Nous avons partagé avec les associations et syndicats présents un certain nombre de craintes sur l’abstraction de plusieurs intitulés. Les programmes étant communs avec les filières technologiques, nous ne sommes pas persuadés que certaines entrées soient praticables pour les élèves. De même, la mise sur le même plan de l’apport des « artistes et chercheurs en résidence dans les lycées » avec « l’engagement politique du citoyen » dans l’axe 2 paraît franchement discutable.

Nous ne sommes également pas satisfaits de voir cet enseignement prévu pour la classe entière. Comment mener une recherche au C.D.I. ou en salle informatique, faire participer individuellement les élèves, organiser des débats dans des groupes de 35 ? Nous soulignons que les membres présents du CSP ont bien pris note de ce problème et en référeront à qui de droit. Ils se sont tous montrés conscients de la situation.

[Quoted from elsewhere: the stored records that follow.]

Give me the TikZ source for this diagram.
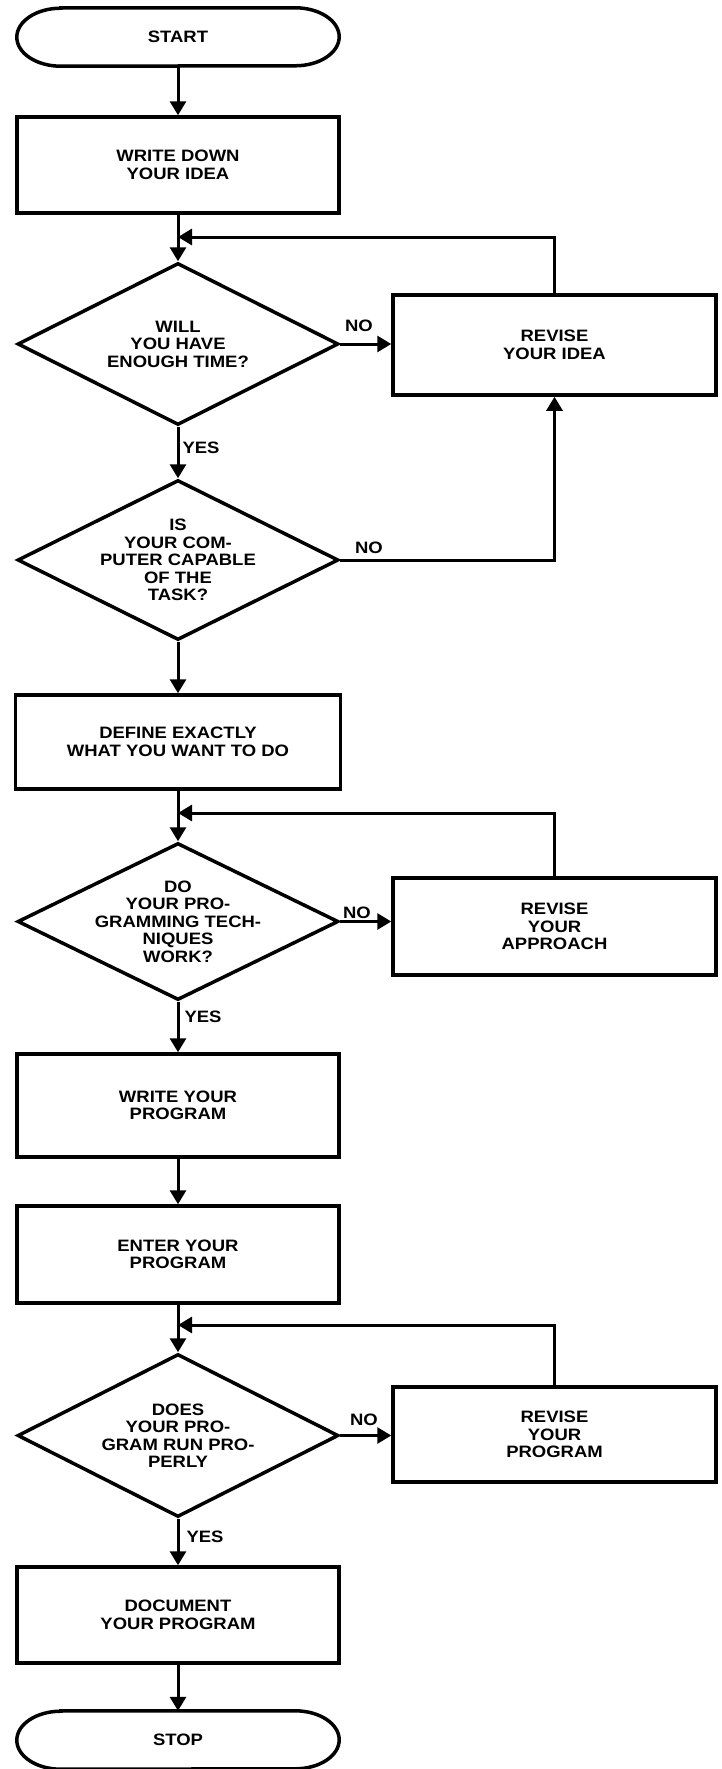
\documentclass[tikz,border=0pt]{standalone}
\usepackage{fontspec}
\setmainfont{Liberation Sans}[FakeStretch=1.12]
\usetikzlibrary{arrows.meta,shapes.geometric}
\begin{document}
\begin{tikzpicture}[x=1pt,y=1pt,
  font=\fontsize{16.5}{17.5}\selectfont\bfseries,
  box/.style={draw, line width=3.5pt, minimum width=322pt, minimum height=96pt, align=center, inner sep=0pt},
  rbox/.style={box, minimum width=323pt},
  dia/.style={draw, diamond, line width=3.5pt, minimum width=321pt, minimum height=160pt, inner sep=0pt},
  term/.style={minimum width=322pt, minimum height=58pt, inner sep=0pt},
  txt/.style={align=center, inner sep=0pt},
  lab/.style={inner sep=0pt},
  conn/.style={line width=3pt, -{Triangle[length=14pt,width=16pt]}},
  oval/.style={line width=3.5pt}
]
\useasboundingbox (0,0) rectangle (721,-1769);
\fill[white] (0,0) rectangle (721,-1769);

% main column
\node[term] (start) at (178,-37) {START};
\draw[oval] ([xshift=44pt]start.north west) -- ([xshift=-44pt]start.north east)
  arc[start angle=90,end angle=-90,x radius=44pt,y radius=29pt]
  -- ([xshift=44pt]start.south west)
  arc[start angle=270,end angle=90,x radius=44pt,y radius=29pt] -- cycle;

\node[box, minimum height=96pt] (b1) at (178,-165) {WRITE DOWN\\YOUR IDEA};
\node[dia, minimum height=162pt] (d1) at (178,-344) {};
\node[txt] (d1t) at (d1.center) {WILL\\YOU HAVE\\ENOUGH TIME?};
\node[dia, minimum height=160pt] (d2) at (178,-560) {};
\node[txt] (d2t) at (d2.center) {IS\\YOUR COM-\\PUTER CAPABLE\\OF THE\\TASK?};
\node[box, minimum width=325pt, minimum height=94pt] (b3) at (178,-742) {DEFINE EXACTLY\\WHAT YOU WANT TO DO};
\node[dia, minimum height=157pt] (d3) at (178,-921.5) {};
\node[txt] (d3t) at (d3.center) {DO\\YOUR PRO-\\GRAMMING TECH-\\NIQUES\\WORK?};
\node[box, minimum height=103pt] (b4) at (178,-1105.5) {WRITE YOUR\\PROGRAM};
\node[box, minimum height=97pt] (b5) at (178,-1254.5) {ENTER YOUR\\PROGRAM};
\node[dia, minimum height=163pt] (d4) at (178,-1435.5) {};
\node[txt] (d4t) at (d4.center) {DOES\\YOUR PRO-\\GRAM RUN PRO-\\PERLY};
\node[box, minimum height=96pt] (b6) at (178,-1615) {DOCUMENT\\YOUR PROGRAM};
\node[term] (stop) at (178,-1740) {STOP};
\draw[oval] ([xshift=44pt]stop.north west) -- ([xshift=-44pt]stop.north east)
  arc[start angle=90,end angle=-90,x radius=44pt,y radius=29pt]
  -- ([xshift=44pt]stop.south west)
  arc[start angle=270,end angle=90,x radius=44pt,y radius=29pt] -- cycle;

% right column
\node[rbox, minimum height=100pt] (r1) at (554.5,-345) {REVISE\\YOUR IDEA};
\node[rbox, minimum height=97pt] (r2) at (554.5,-926.5) {REVISE\\YOUR\\APPROACH};
\node[rbox, minimum height=95pt] (r3) at (554.5,-1434.5) {REVISE\\YOUR\\PROGRAM};

% merge points
\coordinate (m1) at (178,-237);
\coordinate (m2) at (178,-813);
\coordinate (m3) at (178,-1325);

% connectors
\draw[conn] (start.south) -- (b1.north);
\draw[conn] (b1.south) -- (d1.north);
\draw[conn] (r1.north) |- (m1);
\draw[conn] (d1.east) -- (d1.east -| r1.west);
\draw[conn] (d1.south) -- (d2.north);
\draw[conn] (d2.east) -| (r1.south);
\draw[conn] (d2.south) -- (b3.north);
\draw[conn] (b3.south) -- (d3.north);
\draw[conn] (r2.north) |- (m2);
\draw[conn] (d3.east) -- (d3.east -| r2.west);
\draw[conn] (d3.south) -- (b4.north);
\draw[conn] (b4.south) -- (b5.north);
\draw[conn] (b5.south) -- (d4.north);
\draw[conn] (r3.north) |- (m3);
\draw[conn] (d4.east) -- (d4.east -| r3.west);
\draw[conn] (d4.south) -- (b6.north);
\draw[conn] (b6.south) -- (stop.north);

% labels
\node[lab] (no1) at (359,-326) {NO};
\node[lab] (yes1) at (201,-448) {YES};
\node[lab] (no2) at (369,-548) {NO};
\node[lab] (no3) at (357,-913) {NO};
\node[lab] (yes3) at (203,-1017) {YES};
\node[lab] (no4) at (364,-1420) {NO};
\node[lab] (yes4) at (205,-1537) {YES};
\end{tikzpicture}
\end{document}
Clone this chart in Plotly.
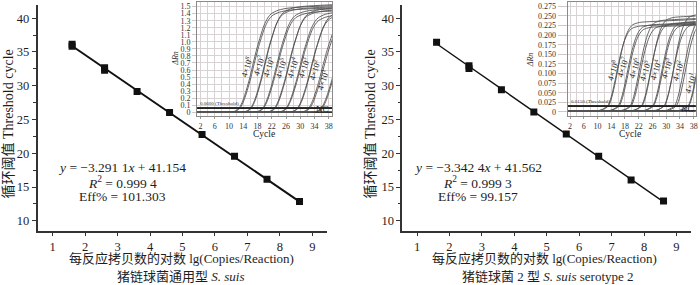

Enfin, même si le CSP n’est pas responsable de cette situation, nous avons été nombreux à regretter le flou persistant quant à l’évaluation, tant de l’Emc que des autres disciplines.

Par contre, nous ne partageons pas le pessimisme de certains quant au caractère irréaliste du programme pour 18 heures de cours. Dans la mesure où le projet de l’année est indiqué comme « possible » et non comme obligatoire, dans la mesure où aucun axe n’est corseté par un horaire quelconque, nous pensons que ce programme est faisable.